Irish offense rolls over Air Force
Welcome to "Touchdown Theater". Today's guest hosts? The Notre Dame Fighting Irish, who defeated Air Force Academy on Saturday in a game that turned into a highlight reel as the Irish scored touchdowns on their first six possessions in a 59-33 win that featured 1,125 combined offensive yards.
Notre Dame (4-2) was actually outgained 565 to 560 while scoring the most points at Notre Dame Stadium since a 62-0 win over Rutgers in Lou Holtz's final game as coach in 1996.
"We're getting closer," Notre Dame coach Brian Kelly said when asked if his offense is operating on maximum efficiency. "We would like to play faster but we're making strides.
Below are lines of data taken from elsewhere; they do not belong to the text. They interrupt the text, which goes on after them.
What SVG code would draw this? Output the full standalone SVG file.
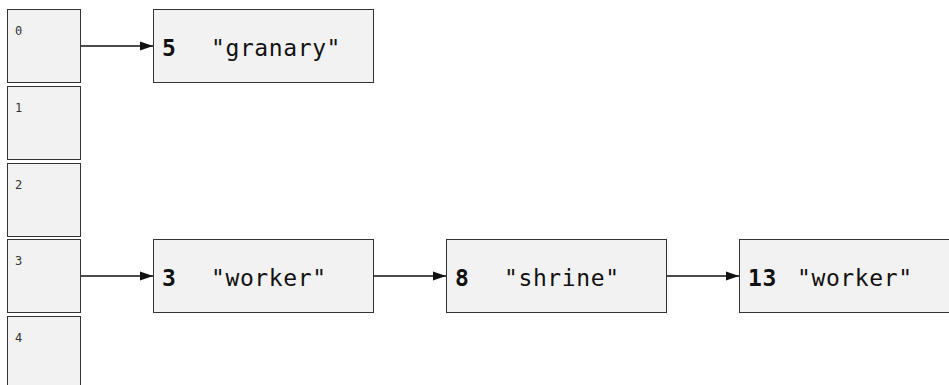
<svg xmlns="http://www.w3.org/2000/svg" width="949" height="385" viewBox="0 0 949 385">
<style>
.box{fill:#f2f2f2;stroke:#333;stroke-width:1}
.idx{font-family:"DejaVu Sans Mono",monospace;font-size:12px;fill:#333}
.num{font-family:"DejaVu Sans Mono",monospace;font-size:23px;font-weight:bold;fill:#111;letter-spacing:0.6px}
.str{font-family:"DejaVu Sans Mono",monospace;font-size:23px;fill:#111;letter-spacing:0.6px}
.conn{stroke:#111;stroke-width:1.6;fill:none;marker-end:url(#ah)}
</style>
<defs>
<marker id="ah" viewBox="0 0 13 10" refX="13" refY="5" markerWidth="13" markerHeight="10" markerUnits="userSpaceOnUse" orient="auto">
<path d="M0,0.5 L13,5 L0,9.5 z" fill="#111"/>
</marker>
</defs>
<rect width="949" height="385" fill="#fff"/>
<g id="bucket0"><rect class="box" x="7.5" y="9.5" width="73" height="73"/><text class="idx" x="15" y="35">0</text></g>
<g id="bucket1"><rect class="box" x="7.5" y="86.5" width="73" height="73"/><text class="idx" x="15" y="112">1</text></g>
<g id="bucket2"><rect class="box" x="7.5" y="163.5" width="73" height="73"/><text class="idx" x="15" y="189">2</text></g>
<g id="bucket3"><rect class="box" x="7.5" y="239.5" width="73" height="73"/><text class="idx" x="15" y="265">3</text></g>
<g id="bucket4"><rect class="box" x="7.5" y="316.5" width="73" height="73"/><text class="idx" x="15" y="342">4</text></g>
<g id="entry-granary"><rect class="box" x="153.5" y="9.5" width="220" height="73"/><text class="num" x="162" y="56">5</text><text class="str" x="211" y="56">"granary"</text></g>
<g id="entry-worker3"><rect class="box" x="153.5" y="239.5" width="220" height="73"/><text class="num" x="162" y="286">3</text><text class="str" x="211" y="286">"worker"</text></g>
<g id="entry-shrine"><rect class="box" x="446.5" y="239.5" width="220" height="73"/><text class="num" x="455" y="286">8</text><text class="str" x="504" y="286">"shrine"</text></g>
<g id="entry-worker13"><rect class="box" x="739.5" y="239.5" width="220" height="73"/><text class="num" x="748" y="286">13</text><text class="str" x="797" y="286">"worker"</text></g>
<g id="connectors">
<line class="conn" x1="81" y1="46" x2="153" y2="46"/>
<line class="conn" x1="81" y1="276" x2="153" y2="276"/>
<line class="conn" x1="374" y1="276" x2="446" y2="276"/>
<line class="conn" x1="667" y1="276" x2="739" y2="276"/>
</g>
</svg>
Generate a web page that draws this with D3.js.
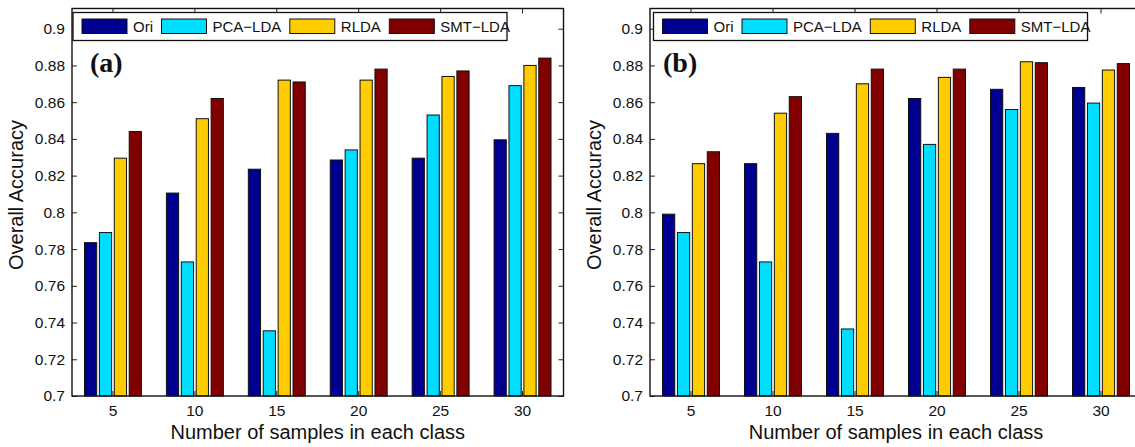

We have not arrived but the pieces are starting to come together for us. We're getting there."
It's no longer "Turnover Tommy," as quarterback Tommy Rees was sometimes called earlier this year. "Touchdown Tommy" may be more appropriate after Rees threw four TD passes to four different receivers. After committing nine turnovers in the first four games, Rees has now thrown for seven touchdowns and had no turnovers in back-to-back wins over Purdue and Air Force (3-2).
Rees threw a gorgeous 34-yard touchdown pass to Michael Floyd that the receiver leaped and caught over an Air Force defender on the first drive of the game. He later threw touchdown passes of five yards to Tyler Eifert, 10 yards to Robby Toma and a 24-yarder to Theo Riddick.
"After the first two weeks, we just wanted to come out here and prove to everyone how good we can be on offense," Rees said. "Things are starting to come together right now. There's still work to do but we'll keep pushing forward."
For the second straight week, the Notre Dame defense forced a turnover on the opponents first play. Jamoris Slaughter stripped running back Asher Clark and Robert Blanton recovered. Slaughter added a juggling interception to set up another score as the Irish jumped out to a 42-16 lead at the break.
"We realize how good of an offense we can be if we minimize mistakes," running back Jonas Gray said.
Andrew Hendrix made his debut at quarterback and ran 78 yards on a keeper before being pulled down from behind to set up Notre Dame's final touchdown. The sophomore's running ability adds yet another dimension to an offense that has racked up a lot of yards but has struggled at times to score points.
Kelly said opponents can expect to see more of Hendrix in a limited role as the season progresses.
"They are starting to play the way I want them to play, and that is with more of a toughness, a mental toughness that when we get a chance we're going to put points on the board," Kelly said.